▶ _The problem_
Leave out the pictures, and return only the lines running from the one that contains "Recreate this image" to the one that contains "bar_yticks = [0, 20, 40, 60, 80, 100]", both included, exactly as they appear.

--- BEGIN Records for this exercise ---

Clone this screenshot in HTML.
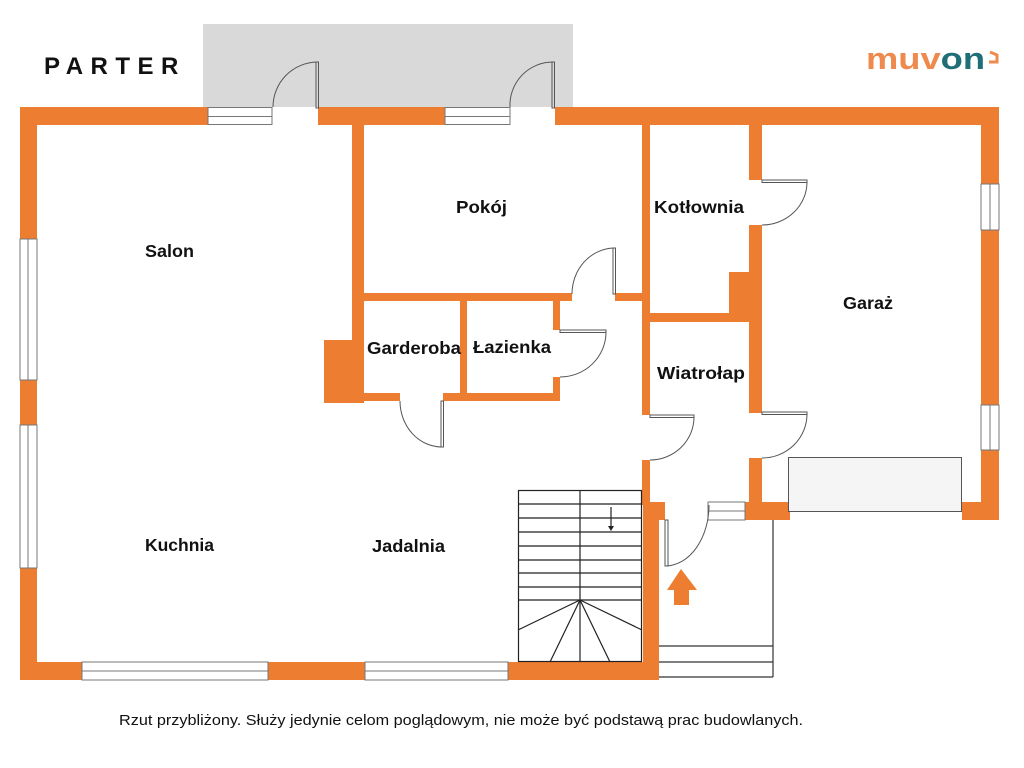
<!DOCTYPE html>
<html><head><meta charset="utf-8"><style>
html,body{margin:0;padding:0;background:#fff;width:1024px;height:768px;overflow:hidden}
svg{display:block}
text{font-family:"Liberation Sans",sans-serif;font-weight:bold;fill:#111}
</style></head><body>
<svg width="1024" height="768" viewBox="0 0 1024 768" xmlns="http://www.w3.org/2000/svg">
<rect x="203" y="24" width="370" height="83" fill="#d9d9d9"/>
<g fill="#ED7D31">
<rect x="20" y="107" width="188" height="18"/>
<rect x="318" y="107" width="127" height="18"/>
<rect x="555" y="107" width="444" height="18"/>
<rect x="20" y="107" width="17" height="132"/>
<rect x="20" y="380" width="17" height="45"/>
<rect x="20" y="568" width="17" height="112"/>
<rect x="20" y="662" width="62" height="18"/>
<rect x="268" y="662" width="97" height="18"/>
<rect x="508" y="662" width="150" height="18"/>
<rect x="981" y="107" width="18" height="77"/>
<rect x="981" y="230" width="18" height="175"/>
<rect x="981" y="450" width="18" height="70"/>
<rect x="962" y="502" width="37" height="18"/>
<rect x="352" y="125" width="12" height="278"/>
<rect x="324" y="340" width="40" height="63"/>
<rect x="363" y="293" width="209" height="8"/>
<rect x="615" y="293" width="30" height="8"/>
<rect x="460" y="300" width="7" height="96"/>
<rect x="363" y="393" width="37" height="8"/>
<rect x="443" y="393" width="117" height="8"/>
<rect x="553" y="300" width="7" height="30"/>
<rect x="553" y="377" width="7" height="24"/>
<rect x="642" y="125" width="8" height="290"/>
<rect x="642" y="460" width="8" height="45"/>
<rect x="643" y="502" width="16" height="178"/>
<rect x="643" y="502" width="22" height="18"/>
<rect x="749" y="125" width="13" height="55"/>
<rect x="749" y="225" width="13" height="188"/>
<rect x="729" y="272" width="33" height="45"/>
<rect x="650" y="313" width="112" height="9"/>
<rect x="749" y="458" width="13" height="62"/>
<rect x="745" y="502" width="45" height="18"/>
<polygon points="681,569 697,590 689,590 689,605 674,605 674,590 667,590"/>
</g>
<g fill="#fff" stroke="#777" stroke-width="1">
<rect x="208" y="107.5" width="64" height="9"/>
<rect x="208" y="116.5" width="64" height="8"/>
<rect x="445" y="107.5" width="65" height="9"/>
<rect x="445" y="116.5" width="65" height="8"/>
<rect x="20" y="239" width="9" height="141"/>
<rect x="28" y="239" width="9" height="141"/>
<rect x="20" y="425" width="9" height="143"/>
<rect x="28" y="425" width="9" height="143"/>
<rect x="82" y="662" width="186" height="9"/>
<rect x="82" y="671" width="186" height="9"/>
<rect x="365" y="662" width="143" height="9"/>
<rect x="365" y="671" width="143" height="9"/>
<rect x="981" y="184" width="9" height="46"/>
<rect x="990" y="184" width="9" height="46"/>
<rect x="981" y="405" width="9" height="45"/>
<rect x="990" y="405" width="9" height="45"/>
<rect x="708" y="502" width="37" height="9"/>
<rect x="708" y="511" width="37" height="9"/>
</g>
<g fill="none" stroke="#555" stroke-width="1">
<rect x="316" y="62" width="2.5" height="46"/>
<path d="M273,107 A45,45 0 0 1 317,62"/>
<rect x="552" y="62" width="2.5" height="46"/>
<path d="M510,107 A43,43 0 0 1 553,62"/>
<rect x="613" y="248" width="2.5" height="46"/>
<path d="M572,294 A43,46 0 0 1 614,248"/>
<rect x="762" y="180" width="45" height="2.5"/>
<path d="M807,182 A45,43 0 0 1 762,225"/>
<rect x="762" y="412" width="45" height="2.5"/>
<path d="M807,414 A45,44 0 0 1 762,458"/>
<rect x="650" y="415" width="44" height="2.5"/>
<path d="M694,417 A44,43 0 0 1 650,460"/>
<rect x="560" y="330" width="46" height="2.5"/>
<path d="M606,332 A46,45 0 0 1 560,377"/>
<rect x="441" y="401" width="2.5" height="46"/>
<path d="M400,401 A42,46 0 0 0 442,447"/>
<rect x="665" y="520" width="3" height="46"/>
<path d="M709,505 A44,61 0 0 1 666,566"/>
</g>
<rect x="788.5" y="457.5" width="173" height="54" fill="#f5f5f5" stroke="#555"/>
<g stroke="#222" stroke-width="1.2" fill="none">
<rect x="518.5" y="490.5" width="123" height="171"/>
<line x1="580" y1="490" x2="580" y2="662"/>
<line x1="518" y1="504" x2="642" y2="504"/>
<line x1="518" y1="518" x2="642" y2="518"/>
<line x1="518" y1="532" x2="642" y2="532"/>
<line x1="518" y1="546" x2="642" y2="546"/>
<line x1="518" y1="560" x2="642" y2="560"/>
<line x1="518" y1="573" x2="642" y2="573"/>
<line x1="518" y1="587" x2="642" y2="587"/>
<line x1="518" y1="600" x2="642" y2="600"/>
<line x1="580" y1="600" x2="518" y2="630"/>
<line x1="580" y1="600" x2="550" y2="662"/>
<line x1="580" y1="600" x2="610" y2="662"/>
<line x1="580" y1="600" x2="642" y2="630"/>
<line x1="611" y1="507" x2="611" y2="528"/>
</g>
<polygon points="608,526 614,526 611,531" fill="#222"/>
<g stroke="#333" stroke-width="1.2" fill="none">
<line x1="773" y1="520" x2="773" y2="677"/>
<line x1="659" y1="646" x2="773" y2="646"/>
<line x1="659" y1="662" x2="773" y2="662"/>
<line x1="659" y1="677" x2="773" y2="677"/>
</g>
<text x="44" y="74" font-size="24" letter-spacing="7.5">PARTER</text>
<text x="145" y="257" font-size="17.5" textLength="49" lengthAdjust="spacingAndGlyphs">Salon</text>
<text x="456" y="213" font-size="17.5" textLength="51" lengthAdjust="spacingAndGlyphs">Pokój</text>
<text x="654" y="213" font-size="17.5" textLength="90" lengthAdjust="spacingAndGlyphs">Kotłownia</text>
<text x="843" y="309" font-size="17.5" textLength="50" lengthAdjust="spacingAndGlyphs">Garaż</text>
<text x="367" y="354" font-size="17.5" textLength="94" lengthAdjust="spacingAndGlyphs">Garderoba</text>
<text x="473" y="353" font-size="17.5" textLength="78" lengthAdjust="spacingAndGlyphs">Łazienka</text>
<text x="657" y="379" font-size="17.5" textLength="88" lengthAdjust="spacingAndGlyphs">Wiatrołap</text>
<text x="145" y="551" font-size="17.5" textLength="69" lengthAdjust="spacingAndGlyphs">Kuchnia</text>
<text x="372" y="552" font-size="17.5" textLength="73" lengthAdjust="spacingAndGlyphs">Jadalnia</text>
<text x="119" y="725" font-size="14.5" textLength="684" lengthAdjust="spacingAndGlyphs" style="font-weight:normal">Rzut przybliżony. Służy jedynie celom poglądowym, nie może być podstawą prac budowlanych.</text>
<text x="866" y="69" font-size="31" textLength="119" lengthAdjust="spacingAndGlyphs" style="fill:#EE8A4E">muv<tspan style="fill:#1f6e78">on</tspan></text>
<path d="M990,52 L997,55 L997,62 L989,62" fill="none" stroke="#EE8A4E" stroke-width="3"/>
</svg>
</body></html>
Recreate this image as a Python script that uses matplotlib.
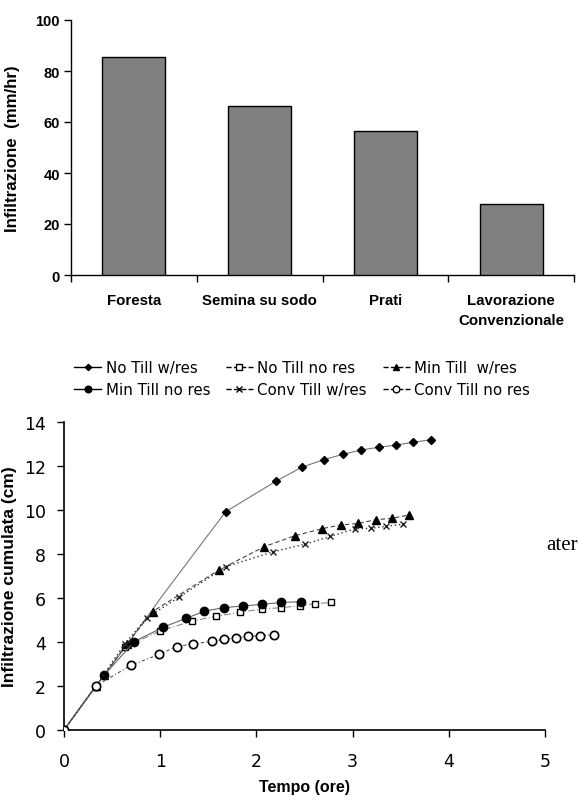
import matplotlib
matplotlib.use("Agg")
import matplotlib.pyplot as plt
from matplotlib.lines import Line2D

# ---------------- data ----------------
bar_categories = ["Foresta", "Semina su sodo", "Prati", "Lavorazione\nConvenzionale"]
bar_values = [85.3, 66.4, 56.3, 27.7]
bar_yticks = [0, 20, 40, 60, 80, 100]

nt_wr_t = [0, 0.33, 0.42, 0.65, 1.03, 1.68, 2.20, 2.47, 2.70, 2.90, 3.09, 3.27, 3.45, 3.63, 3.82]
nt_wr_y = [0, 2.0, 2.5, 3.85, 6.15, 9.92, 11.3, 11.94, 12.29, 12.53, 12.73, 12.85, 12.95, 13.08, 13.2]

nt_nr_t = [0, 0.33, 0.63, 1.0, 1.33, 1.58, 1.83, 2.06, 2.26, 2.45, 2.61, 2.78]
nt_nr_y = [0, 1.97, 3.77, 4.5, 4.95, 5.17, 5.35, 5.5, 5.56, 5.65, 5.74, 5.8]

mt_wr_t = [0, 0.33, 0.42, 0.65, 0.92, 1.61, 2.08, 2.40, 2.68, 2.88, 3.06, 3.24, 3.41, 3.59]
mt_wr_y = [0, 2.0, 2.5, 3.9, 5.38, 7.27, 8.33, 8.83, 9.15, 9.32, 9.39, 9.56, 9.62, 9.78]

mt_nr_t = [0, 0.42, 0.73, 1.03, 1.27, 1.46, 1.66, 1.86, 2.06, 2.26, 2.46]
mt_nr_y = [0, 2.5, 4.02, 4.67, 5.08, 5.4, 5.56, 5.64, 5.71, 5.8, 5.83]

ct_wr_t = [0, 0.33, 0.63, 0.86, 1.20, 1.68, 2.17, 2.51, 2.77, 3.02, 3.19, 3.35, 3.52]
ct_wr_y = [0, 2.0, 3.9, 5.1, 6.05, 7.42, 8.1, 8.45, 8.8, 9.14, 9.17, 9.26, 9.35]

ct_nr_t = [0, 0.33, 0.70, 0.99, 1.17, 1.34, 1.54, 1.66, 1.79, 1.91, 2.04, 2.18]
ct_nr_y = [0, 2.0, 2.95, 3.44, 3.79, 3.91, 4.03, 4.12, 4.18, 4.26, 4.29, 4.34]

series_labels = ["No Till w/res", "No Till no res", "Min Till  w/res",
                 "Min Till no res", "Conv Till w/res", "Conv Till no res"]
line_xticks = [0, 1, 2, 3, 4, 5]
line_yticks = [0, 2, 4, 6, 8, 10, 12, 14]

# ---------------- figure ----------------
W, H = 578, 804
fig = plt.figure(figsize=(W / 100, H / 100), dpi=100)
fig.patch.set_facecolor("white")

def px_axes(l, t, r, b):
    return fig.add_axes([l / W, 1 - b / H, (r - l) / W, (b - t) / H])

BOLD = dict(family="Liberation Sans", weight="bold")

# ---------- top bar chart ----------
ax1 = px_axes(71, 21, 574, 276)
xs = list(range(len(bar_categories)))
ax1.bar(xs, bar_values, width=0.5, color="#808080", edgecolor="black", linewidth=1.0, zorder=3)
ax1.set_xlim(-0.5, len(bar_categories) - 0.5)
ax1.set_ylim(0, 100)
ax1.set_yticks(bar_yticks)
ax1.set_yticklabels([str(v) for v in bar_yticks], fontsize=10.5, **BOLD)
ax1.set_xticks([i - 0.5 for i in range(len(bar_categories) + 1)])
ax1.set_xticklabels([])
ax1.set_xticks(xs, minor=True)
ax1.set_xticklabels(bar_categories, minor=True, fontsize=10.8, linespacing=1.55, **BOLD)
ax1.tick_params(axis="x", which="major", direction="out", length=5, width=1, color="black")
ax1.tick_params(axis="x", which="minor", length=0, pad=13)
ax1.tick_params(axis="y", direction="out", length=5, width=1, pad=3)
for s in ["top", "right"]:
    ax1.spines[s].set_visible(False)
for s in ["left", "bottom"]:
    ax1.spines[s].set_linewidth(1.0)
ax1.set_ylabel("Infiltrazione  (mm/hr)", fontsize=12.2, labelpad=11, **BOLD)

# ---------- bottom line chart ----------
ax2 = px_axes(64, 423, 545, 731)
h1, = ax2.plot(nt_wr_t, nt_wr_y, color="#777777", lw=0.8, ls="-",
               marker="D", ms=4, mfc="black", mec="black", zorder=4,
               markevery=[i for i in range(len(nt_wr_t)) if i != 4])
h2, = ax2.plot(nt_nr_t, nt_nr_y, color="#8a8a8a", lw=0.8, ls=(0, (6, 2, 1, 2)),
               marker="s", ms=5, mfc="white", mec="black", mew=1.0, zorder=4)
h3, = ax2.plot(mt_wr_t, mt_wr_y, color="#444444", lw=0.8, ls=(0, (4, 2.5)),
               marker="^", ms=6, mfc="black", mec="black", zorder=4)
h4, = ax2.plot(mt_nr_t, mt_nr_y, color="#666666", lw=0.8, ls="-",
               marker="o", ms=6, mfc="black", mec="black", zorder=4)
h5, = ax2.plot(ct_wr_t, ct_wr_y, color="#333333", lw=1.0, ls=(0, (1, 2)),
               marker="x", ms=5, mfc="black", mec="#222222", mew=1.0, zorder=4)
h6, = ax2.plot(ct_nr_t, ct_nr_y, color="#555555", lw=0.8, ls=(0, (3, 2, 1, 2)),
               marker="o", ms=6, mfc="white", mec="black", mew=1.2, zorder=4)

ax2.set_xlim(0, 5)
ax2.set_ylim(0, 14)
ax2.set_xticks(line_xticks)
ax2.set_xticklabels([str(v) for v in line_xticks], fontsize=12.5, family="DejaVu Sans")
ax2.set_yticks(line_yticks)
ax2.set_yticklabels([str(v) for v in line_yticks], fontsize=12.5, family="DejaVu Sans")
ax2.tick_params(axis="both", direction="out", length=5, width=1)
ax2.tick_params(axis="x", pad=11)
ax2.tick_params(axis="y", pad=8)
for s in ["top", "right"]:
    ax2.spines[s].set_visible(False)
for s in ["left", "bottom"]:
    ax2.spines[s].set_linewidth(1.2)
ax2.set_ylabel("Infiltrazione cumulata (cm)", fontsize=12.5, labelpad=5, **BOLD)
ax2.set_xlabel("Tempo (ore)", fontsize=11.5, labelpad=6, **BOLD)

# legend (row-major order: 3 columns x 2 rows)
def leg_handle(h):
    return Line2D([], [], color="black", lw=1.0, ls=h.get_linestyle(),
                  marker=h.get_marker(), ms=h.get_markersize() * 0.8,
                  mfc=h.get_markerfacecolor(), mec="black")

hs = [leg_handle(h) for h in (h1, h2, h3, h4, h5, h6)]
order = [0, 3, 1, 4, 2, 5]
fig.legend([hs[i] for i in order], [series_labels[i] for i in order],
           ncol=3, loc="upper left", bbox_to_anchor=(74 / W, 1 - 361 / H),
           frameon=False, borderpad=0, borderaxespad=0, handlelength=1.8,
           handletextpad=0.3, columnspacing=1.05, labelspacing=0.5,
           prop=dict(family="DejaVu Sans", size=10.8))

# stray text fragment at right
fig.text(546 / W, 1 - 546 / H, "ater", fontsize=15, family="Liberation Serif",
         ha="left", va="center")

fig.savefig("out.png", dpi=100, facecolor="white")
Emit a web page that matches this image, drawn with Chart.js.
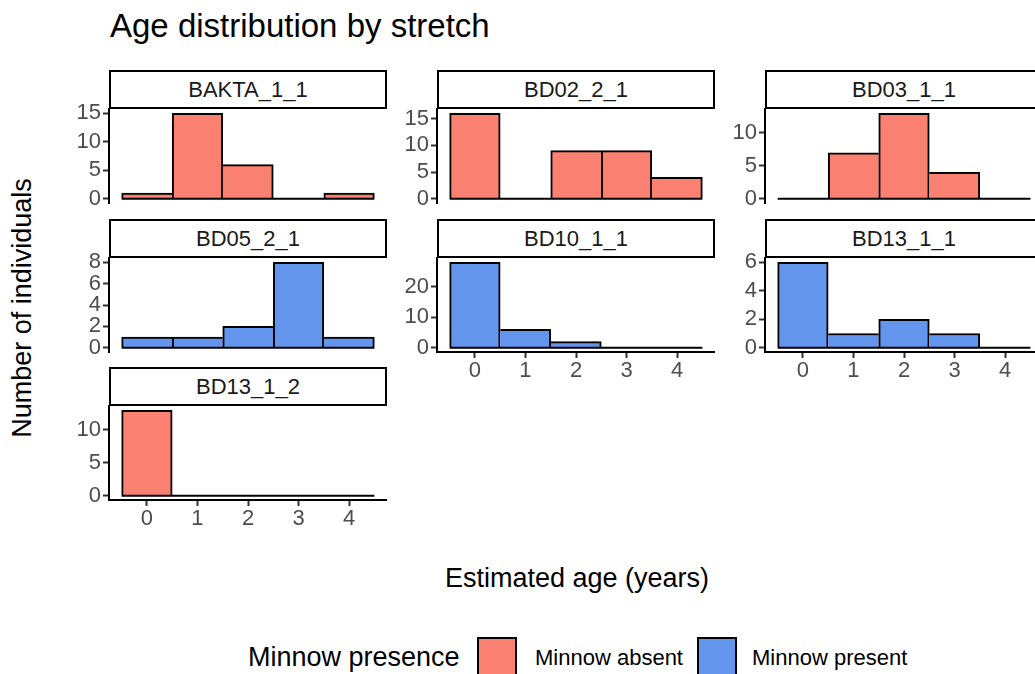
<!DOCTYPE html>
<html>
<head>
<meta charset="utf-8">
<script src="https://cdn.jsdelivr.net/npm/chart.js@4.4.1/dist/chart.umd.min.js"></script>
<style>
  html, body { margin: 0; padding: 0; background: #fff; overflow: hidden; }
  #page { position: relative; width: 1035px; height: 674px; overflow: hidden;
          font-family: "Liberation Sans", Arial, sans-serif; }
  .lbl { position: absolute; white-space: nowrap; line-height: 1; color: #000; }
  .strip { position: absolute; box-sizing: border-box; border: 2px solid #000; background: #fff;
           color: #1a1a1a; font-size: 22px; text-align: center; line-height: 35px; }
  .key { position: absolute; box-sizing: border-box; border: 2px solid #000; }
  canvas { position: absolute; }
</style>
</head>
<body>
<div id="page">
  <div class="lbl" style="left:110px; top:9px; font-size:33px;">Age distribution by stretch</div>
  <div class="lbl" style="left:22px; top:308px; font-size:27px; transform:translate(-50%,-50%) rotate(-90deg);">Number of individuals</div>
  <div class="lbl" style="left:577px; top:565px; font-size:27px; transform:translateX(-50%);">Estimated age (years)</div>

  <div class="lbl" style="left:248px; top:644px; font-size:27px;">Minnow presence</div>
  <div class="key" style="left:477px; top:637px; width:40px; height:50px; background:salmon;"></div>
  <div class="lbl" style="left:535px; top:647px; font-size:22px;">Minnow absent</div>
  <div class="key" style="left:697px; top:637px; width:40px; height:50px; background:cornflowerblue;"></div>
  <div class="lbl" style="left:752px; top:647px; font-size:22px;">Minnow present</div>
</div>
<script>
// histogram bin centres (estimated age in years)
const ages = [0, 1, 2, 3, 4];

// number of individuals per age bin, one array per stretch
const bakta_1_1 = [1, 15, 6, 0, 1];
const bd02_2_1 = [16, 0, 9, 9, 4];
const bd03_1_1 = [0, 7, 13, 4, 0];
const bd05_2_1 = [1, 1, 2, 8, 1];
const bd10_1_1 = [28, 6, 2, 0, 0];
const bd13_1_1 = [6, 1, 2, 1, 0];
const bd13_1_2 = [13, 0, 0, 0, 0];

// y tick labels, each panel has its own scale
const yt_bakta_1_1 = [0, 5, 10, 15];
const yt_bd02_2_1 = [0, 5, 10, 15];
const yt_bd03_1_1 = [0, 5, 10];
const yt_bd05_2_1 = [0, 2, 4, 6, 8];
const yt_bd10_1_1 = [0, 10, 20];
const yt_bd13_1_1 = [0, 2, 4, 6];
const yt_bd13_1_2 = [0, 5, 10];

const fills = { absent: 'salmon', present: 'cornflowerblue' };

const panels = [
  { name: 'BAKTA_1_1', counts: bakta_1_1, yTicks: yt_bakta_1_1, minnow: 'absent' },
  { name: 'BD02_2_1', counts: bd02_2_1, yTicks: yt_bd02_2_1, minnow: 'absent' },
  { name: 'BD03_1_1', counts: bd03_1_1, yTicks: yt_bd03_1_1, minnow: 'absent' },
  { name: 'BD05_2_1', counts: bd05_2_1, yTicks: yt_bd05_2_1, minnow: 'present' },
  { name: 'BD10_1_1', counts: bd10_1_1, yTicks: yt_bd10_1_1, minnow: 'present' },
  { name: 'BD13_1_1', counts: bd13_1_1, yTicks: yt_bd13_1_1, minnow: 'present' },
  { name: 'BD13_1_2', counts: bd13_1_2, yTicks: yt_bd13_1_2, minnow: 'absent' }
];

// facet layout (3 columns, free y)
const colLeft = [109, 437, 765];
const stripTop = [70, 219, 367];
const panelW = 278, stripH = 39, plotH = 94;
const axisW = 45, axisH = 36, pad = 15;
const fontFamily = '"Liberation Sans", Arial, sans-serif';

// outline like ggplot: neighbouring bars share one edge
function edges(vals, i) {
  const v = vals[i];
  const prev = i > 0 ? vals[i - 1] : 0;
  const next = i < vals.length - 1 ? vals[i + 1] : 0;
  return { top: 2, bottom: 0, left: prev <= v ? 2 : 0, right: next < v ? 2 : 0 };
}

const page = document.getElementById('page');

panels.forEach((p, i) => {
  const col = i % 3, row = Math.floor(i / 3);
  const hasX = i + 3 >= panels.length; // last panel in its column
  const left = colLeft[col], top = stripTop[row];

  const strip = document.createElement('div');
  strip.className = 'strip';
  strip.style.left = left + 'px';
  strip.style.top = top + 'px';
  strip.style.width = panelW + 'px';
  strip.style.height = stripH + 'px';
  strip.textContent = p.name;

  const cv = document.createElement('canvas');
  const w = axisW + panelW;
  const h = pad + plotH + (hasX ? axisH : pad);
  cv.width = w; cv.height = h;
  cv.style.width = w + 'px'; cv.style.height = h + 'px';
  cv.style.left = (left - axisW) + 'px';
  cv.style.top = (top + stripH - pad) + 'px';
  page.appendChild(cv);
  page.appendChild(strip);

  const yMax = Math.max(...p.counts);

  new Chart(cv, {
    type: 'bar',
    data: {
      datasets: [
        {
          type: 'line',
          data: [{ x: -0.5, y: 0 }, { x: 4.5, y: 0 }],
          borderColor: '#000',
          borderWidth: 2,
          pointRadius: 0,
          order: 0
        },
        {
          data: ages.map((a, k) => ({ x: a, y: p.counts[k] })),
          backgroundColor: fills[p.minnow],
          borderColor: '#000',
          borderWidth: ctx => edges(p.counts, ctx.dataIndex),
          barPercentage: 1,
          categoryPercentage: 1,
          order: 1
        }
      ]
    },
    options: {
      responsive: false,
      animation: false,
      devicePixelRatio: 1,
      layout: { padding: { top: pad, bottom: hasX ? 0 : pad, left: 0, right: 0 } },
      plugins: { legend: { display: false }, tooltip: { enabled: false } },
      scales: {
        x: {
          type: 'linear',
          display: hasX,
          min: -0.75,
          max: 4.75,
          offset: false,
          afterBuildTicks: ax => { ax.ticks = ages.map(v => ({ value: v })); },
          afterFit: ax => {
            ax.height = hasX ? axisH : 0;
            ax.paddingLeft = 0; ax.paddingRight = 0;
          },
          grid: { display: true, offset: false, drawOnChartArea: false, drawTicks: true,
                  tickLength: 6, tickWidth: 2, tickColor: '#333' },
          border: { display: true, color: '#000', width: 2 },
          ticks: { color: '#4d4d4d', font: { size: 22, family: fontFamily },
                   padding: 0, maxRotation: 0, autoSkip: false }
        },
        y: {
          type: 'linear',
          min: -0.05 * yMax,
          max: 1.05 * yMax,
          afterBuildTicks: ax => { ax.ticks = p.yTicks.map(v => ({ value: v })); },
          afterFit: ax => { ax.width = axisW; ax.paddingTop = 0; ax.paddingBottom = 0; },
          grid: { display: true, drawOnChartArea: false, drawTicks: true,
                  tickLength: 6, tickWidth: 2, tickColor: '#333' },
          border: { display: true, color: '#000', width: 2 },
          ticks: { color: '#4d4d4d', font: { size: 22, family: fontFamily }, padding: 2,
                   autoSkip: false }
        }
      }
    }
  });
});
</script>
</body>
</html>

--- END Records for this exercise ---

▶ _Task answer_
Recreate this image as a Python script that uses matplotlib.
import matplotlib
matplotlib.use("Agg")
import matplotlib.pyplot as plt
from matplotlib.lines import Line2D

# ---------------- data ----------------
bar_categories = ["Foresta", "Semina su sodo", "Prati", "Lavorazione\nConvenzionale"]
bar_values = [85.3, 66.4, 56.3, 27.7]
bar_yticks = [0, 20, 40, 60, 80, 100]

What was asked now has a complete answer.